SL Benfica O campeonato 11 anos depois
Simão marcou de penalti, Éder assustou, com um cabeceamento certeiro, e, por fim, Joeano, no Dragão,
confirmou um título sofrido. No Bessa, a cor da festa foi vermelho-vivo. Por Manuel Assunção
A travessia do deserto do Benfica no campeonato acabou ontem. O empate a um golo no Bessa serviu a preceito aos lisboetas, que, caso fosse necessário, também se poderiam ter valido do golo de Joeano no Dragão. Onze treinadores - mais dois ou três interinos -, quatro presidentes, uma quantidade inumerável de jogadores, um sexto lugar no campeonato, duas épocas fora das competições europeias, duas Taças de Portugal e uma demolição do Estádio da Luz depois, o Benfica voltou a terminar em primeiro um campeonato nacional de futebol. Onze anos depois, a casta de Neno, João Vieira Pinto, Vítor Paneira, Hélder, Rui Costa, Mozer, Schwarz, Isaías, Abel Xavier ou Kulkov, entre outros, pode finalmente ser substituída. Os novos heróis estão identificados: Luisão, Petit, Miguel, Simão, Nuno Gomes, Ricardo Rocha, Manuel Fernandes, Mantorras, Trapattoni e mais alguns outros. Foi por eles, e também por Fehér, que os benfiquistas gritaram ontem no Bessa e em outros pontos em Portugal. Em 11 anos muita coisa mudou. Em 1994, Cavaco Silva era o primeiro-ministro e iniciavam-se em Portugal as emissões experimentais da televisão por cabo. Lá fora, a França e a Inglaterra inauguravam o Eurotúnel, Nelson Mandela tornava-se no primeiro Presidente negro da África do Sul e Ayrton Senna e Kurt Cobain morriam em circunstâncias distintas. O futebol, esse fazia a transição para outros tempos. O Brasil garantia o Mundial nos EUA e o desporto preparava-se para a "Lei Bosman".

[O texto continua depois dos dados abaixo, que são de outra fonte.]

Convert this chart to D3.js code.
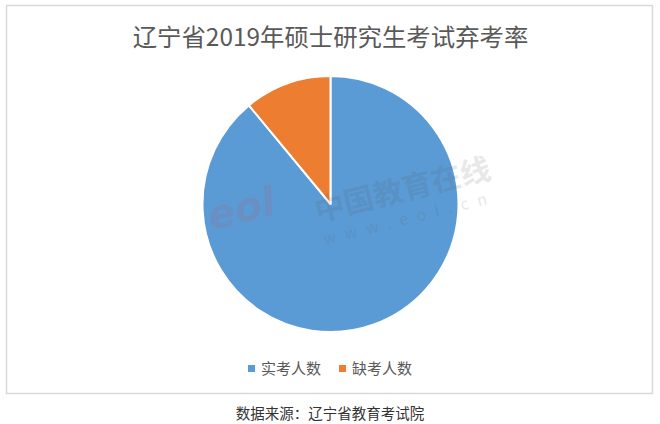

Da última vez que o Benfica foi campeão, ainda não tinha sido aprovada a regra das três substituições. Ontem, Giovanni Trapattoni gastou as três perto do fim. Bastava-lhe o empate e o golo de Ibson no Dragão aconselhava cautela máxima. Mas o Benfica até poderia nem sequer ter cumprido os serviços mínimos, porque o FC Porto acabou por não cumprir os seus.
O argumento estava todo lá. O estádio cheio de benfiquistas e o indisfarçável cheiro a título para os "encarnados" - a descontracção de Paulo Almeida a gravar o aquecimento dos seus colegas com a câmara de vídeo indiciava confiança. O resto teria de ser feito dentro do relvado. Muito menos rápido do que levou o Nacional a marcar golos em Alvalade - e, já agora, no Dragão -, Boavista e Benfica iniciaram o seu jogo pasteloso, jogado no meio-campo, por baixo pelo líder, mais por cima o do 6.º. As coisas só aqueceram com o remate de Nuno Assis (22") e a correspondente defesa de Khadim.
Um golo à distânciaOs erros de passe na transição defesa-ataque do Boavista sucederem-se nesta altura, mas o Benfica não os ia conseguindo aproveitar, apesar da preponderante posse de bola, o seu grande objectivo para este jogo. Congelar a bola significava congelar o resultado. Aos 37", nova atrapalhação do sector recuado do Boavista deu em penalti para o Benfica - no estádio, a intervenção com o braço de Cadu não pareceu, longe disso, intencional. Simão não tremeu. O 1-0 não demorou muito. Quando se pensava que o jogo e o campeonato poderiam virar definitivamente para os lisboetas, uma falha de marcação de Luisão permitiu a Éder cabecear à vontade e restabelecer o empate após um canto (43"). Nunca um golo do Boavista gelou tanto o seu próprio estádio. O 0-0 parecia pior resultado do que o 1-1 para o Benfica. Se o Boavista já marcou um, pode marcar outro, pensava-se nas bancadas e no campo.
A segunda parte abriu com uma defesa de sonho de Khadim a remate de Simão. O Benfica, nervoso, não conseguia matar o jogo, apesar das tentativas nos livres de Petit. Nuno Assis, com um toque de calcanhar despropositado, recebia a primeira e única assobiadela dos adeptos do Benfica na noite. E o Boavista, sem nunca jogar bem, encostava-se cada vez mais, ainda que sem perigo. O tempo escoava-se e quando faltava um minuto para os 90, o Benfica marcou um golo a quilómetros de distância, na baliza de Baía. O título já não escaparia. "Muitos querem, poucos podem", lia-se numa tarja dos No Name Boys, uma das claques do Benfica.
Esta época, o Benfica foi o que pôde mais.